> _Task_: Below are some records. Output the lines from the first one through the line that holds "z_meas = list(range(2, 39))", exactly as written, with no pictures.

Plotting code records
'''

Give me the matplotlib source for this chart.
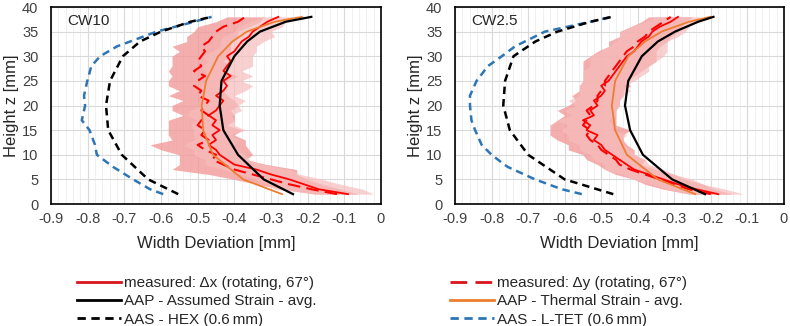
"""
Width deviation over height for CW10 and CW2.5 specimens.
"""

import matplotlib
matplotlib.use('Agg')
import numpy as np
import matplotlib.pyplot as plt
from matplotlib.lines import Line2D

plt.rcParams['font.family'] = ['Liberation Sans', 'DejaVu Sans']

# ---- data ----
panel_titles = ['CW10', 'CW2.5']

z_meas = list(range(2, 39))

# CW10 measured
cw10_dx = [-0.09, -0.17, -0.21, -0.25, -0.30, -0.34, -0.40, -0.42, -0.44, -0.45,
           -0.47, -0.45, -0.46, -0.44, -0.46, -0.45, -0.47, -0.45, -0.44, -0.43,
           -0.45, -0.43, -0.42, -0.43, -0.41, -0.43, -0.42, -0.41, -0.42, -0.40,
           -0.39, -0.38, -0.36, -0.35, -0.33, -0.31, -0.28]
cw10_dx_sd = [0.07, 0.12, 0.10, 0.09, 0.08, 0.09, 0.08, 0.06, 0.07, 0.06,
              0.07, 0.06, 0.05, 0.07, 0.06, 0.05, 0.06, 0.07, 0.05, 0.06,
              0.05, 0.06, 0.07, 0.05, 0.06, 0.05, 0.07, 0.06, 0.07, 0.06,
              0.05, 0.06, 0.07, 0.05, 0.06, 0.05, 0.04]
cw10_dy = [-0.12, -0.19, -0.25, -0.30, -0.35, -0.40, -0.43, -0.46, -0.45, -0.48,
           -0.50, -0.47, -0.49, -0.48, -0.50, -0.49, -0.47, -0.49, -0.48, -0.47,
           -0.50, -0.49, -0.51, -0.50, -0.48, -0.51, -0.49, -0.50, -0.49, -0.48,
           -0.49, -0.47, -0.46, -0.45, -0.43, -0.39, -0.37]
cw10_dy_sd = [0.06, 0.08, 0.09, 0.10, 0.12, 0.17, 0.12, 0.09, 0.10, 0.12,
              0.13, 0.10, 0.09, 0.10, 0.08, 0.09, 0.07, 0.08, 0.09, 0.07,
              0.08, 0.06, 0.07, 0.08, 0.09, 0.07, 0.08, 0.07, 0.08, 0.07,
              0.08, 0.06, 0.07, 0.06, 0.07, 0.06, 0.05]

# CW2.5 measured
cw25_dx = [-0.18, -0.24, -0.29, -0.33, -0.37, -0.41, -0.43, -0.45, -0.47, -0.49,
           -0.50, -0.52, -0.51, -0.54, -0.53, -0.55, -0.52, -0.53, -0.51, -0.52,
           -0.50, -0.49, -0.50, -0.48, -0.47, -0.46, -0.45, -0.44, -0.43, -0.41,
           -0.40, -0.39, -0.37, -0.36, -0.34, -0.31, -0.29]
cw25_dx_sd = [0.07, 0.08, 0.07, 0.08, 0.07, 0.08, 0.06, 0.07, 0.06, 0.07,
              0.06, 0.07, 0.08, 0.07, 0.06, 0.07, 0.06, 0.07, 0.06, 0.07,
              0.06, 0.07, 0.06, 0.07, 0.08, 0.09, 0.08, 0.09, 0.10, 0.09,
              0.08, 0.07, 0.08, 0.09, 0.08, 0.07, 0.06]
cw25_dy = [-0.20, -0.26, -0.30, -0.34, -0.38, -0.42, -0.45, -0.46, -0.48, -0.50,
           -0.51, -0.53, -0.54, -0.53, -0.55, -0.54, -0.53, -0.54, -0.52, -0.51,
           -0.51, -0.50, -0.49, -0.49, -0.48, -0.47, -0.46, -0.45, -0.44, -0.43,
           -0.41, -0.40, -0.38, -0.37, -0.35, -0.33, -0.31]
cw25_dy_sd = [0.06, 0.07, 0.08, 0.07, 0.08, 0.07, 0.06, 0.08, 0.07, 0.09,
              0.08, 0.09, 0.10, 0.11, 0.09, 0.08, 0.07, 0.08, 0.07, 0.06,
              0.07, 0.06, 0.07, 0.06, 0.07, 0.08, 0.09, 0.10, 0.09, 0.08,
              0.07, 0.08, 0.07, 0.08, 0.07, 0.06, 0.06]

# simulations
z_sim = [2, 5, 10, 15, 20, 25, 30, 33, 35, 37, 38]
cw10_assumed = [-0.24, -0.32, -0.39, -0.43, -0.44, -0.435, -0.40, -0.365, -0.33, -0.26, -0.19]
cw10_thermal = [-0.27, -0.376, -0.458, -0.485, -0.489, -0.477, -0.444, -0.405, -0.366, -0.29, -0.216]
cw25_assumed = [-0.216, -0.306, -0.386, -0.421, -0.435, -0.426, -0.389, -0.345, -0.298, -0.235, -0.193]
cw25_thermal = [-0.243, -0.345, -0.43, -0.462, -0.471, -0.462, -0.426, -0.38, -0.335, -0.26, -0.202]

z_hex = [2, 5, 10, 15, 20, 25, 30, 33, 35, 37, 38]
cw10_hex = [-0.553, -0.635, -0.707, -0.744, -0.75, -0.739, -0.704, -0.657, -0.6, -0.52, -0.462]
cw25_hex = [-0.467, -0.60, -0.70, -0.75, -0.768, -0.763, -0.74, -0.68, -0.62, -0.53, -0.471]

z_tet = [2, 3, 5, 7.5, 8, 10, 12, 15, 17, 20, 22, 25, 28, 30, 32, 35, 37, 38]
cw10_tet = [-0.594, -0.63, -0.676, -0.73, -0.739, -0.775, -0.78, -0.795, -0.816, -0.807,
            -0.81, -0.801, -0.79, -0.766, -0.72, -0.612, -0.51, -0.462]
cw25_tet = [-0.553, -0.608, -0.681, -0.755, -0.765, -0.80, -0.827, -0.845, -0.855, -0.859,
            -0.859, -0.841, -0.81, -0.772, -0.736, -0.654, -0.53, -0.471]

legend_labels = ['measured: \u0394x (rotating, 67\u00b0)', 'AAP - Assumed Strain - avg.',
                 'AAS - HEX (0.6\u2009mm)', 'measured: \u0394y (rotating, 67\u00b0)',
                 'AAP - Thermal Strain - avg.', 'AAS - L-TET (0.6\u2009mm)']

RED = '#ff0000'
ORANGE = '#ed7d31'
BLUE = '#2e75b6'
DASH_LONG = (0, (6, 3))
DASH_SHORT = (0, (3, 2))

panels = [
    (cw10_dx, cw10_dx_sd, cw10_dy, cw10_dy_sd, cw10_assumed, cw10_thermal, cw10_hex, cw10_tet),
    (cw25_dx, cw25_dx_sd, cw25_dy, cw25_dy_sd, cw25_assumed, cw25_thermal, cw25_hex, cw25_tet),
]

fig = plt.figure(figsize=(7.9, 3.26), dpi=100)
ax_rects = [[51 / 790, 122 / 326, 330 / 790, 197 / 326],
            [455 / 790, 122 / 326, 329 / 790, 197 / 326]]

for rect, title, (dx, dx_sd, dy, dy_sd, assumed, thermal, hex_, tet) in zip(ax_rects, panel_titles, panels):
    ax = fig.add_axes(rect)
    dx = np.array(dx)
    dy = np.array(dy)
    dx_sd = np.array(dx_sd)
    dy_sd = np.array(dy_sd)

    # scatter bands of the measurements
    ax.fill_betweenx(z_meas, dy - dy_sd, dy + dy_sd, color='#f39a9a', alpha=0.8, lw=0)
    ax.fill_betweenx(z_meas, dx - dx_sd, dx + dx_sd, color='#f7bcbc', alpha=0.7, lw=0)

    ax.plot(tet, z_tet, color=BLUE, lw=1.8, linestyle=DASH_SHORT)
    ax.plot(hex_, z_hex, color='black', lw=1.8, linestyle=DASH_SHORT)
    ax.plot(dy, z_meas, color=RED, lw=1.5, linestyle=DASH_LONG)
    ax.plot(dx, z_meas, color=RED, lw=1.3)
    ax.plot(thermal, z_sim, color=ORANGE, lw=1.3)
    ax.plot(assumed, z_sim, color='black', lw=1.6)

    ax.set_xlim(-0.9, 0)
    ax.set_ylim(0, 40)
    ax.set_xticks(np.arange(-0.9, 0.01, 0.1))
    ax.set_xticklabels(['-0.9', '-0.8', '-0.7', '-0.6', '-0.5', '-0.4', '-0.3', '-0.2', '-0.1', '0'])
    ax.set_yticks(range(0, 41, 5))
    ax.set_xticks(np.arange(-0.9, 0.001, 0.02), minor=True)
    ax.grid(which='major', color='#d9d9d9', lw=0.8)
    ax.grid(which='minor', axis='x', color='#eeeeee', lw=0.6)
    ax.set_axisbelow(True)
    ax.tick_params(which='both', length=0, labelsize=10.5, colors='#404040')
    ax.tick_params(axis='x', pad=6)
    ax.tick_params(axis='y', pad=9)
    for sp in ax.spines.values():
        sp.set_color('black')
        sp.set_linewidth(1.2)

    ax.set_xlabel('Width Deviation [mm]', fontsize=12, color='#262626', labelpad=7)
    ax.set_ylabel('Height z [mm]', fontsize=12, color='#262626', labelpad=2)
    ax.text(0.05, 0.965, title, transform=ax.transAxes, ha='left', va='top',
            fontsize=11, color='#262626')

# legend split into two columns below the panels
handles = [
    Line2D([], [], color='#d9141c', lw=2),
    Line2D([], [], color='black', lw=2),
    Line2D([], [], color='black', lw=2, linestyle=DASH_SHORT),
    Line2D([], [], color='#d9141c', lw=2, linestyle=DASH_LONG),
    Line2D([], [], color=ORANGE, lw=2),
    Line2D([], [], color=BLUE, lw=2, linestyle=DASH_SHORT),
]
for i, x0 in enumerate([77 / 790, 450 / 790]):
    leg = fig.legend(handles[3 * i:3 * i + 3], legend_labels[3 * i:3 * i + 3],
                     loc='upper left', bbox_to_anchor=(x0, 1 - 276 / 326),
                     frameon=False, fontsize=11, handlelength=2.9, handletextpad=0.15,
                     labelspacing=0.28, borderpad=0, borderaxespad=0)
    for t in leg.get_texts():
        t.set_color('#262626')

fig.savefig('out.png', dpi=100)
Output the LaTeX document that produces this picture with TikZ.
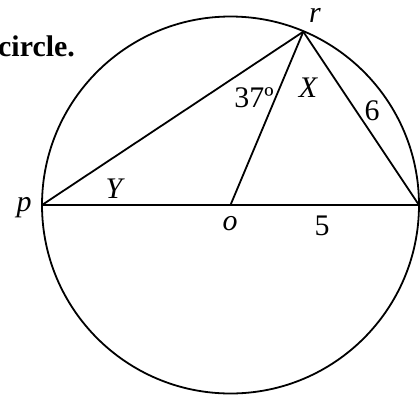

'''

> _Task solution_:
Give me the matplotlib source for this chart.
"""
Width deviation over height for CW10 and CW2.5 specimens.
"""

import matplotlib
matplotlib.use('Agg')
import numpy as np
import matplotlib.pyplot as plt
from matplotlib.lines import Line2D

plt.rcParams['font.family'] = ['Liberation Sans', 'DejaVu Sans']

# ---- data ----
panel_titles = ['CW10', 'CW2.5']

z_meas = list(range(2, 39))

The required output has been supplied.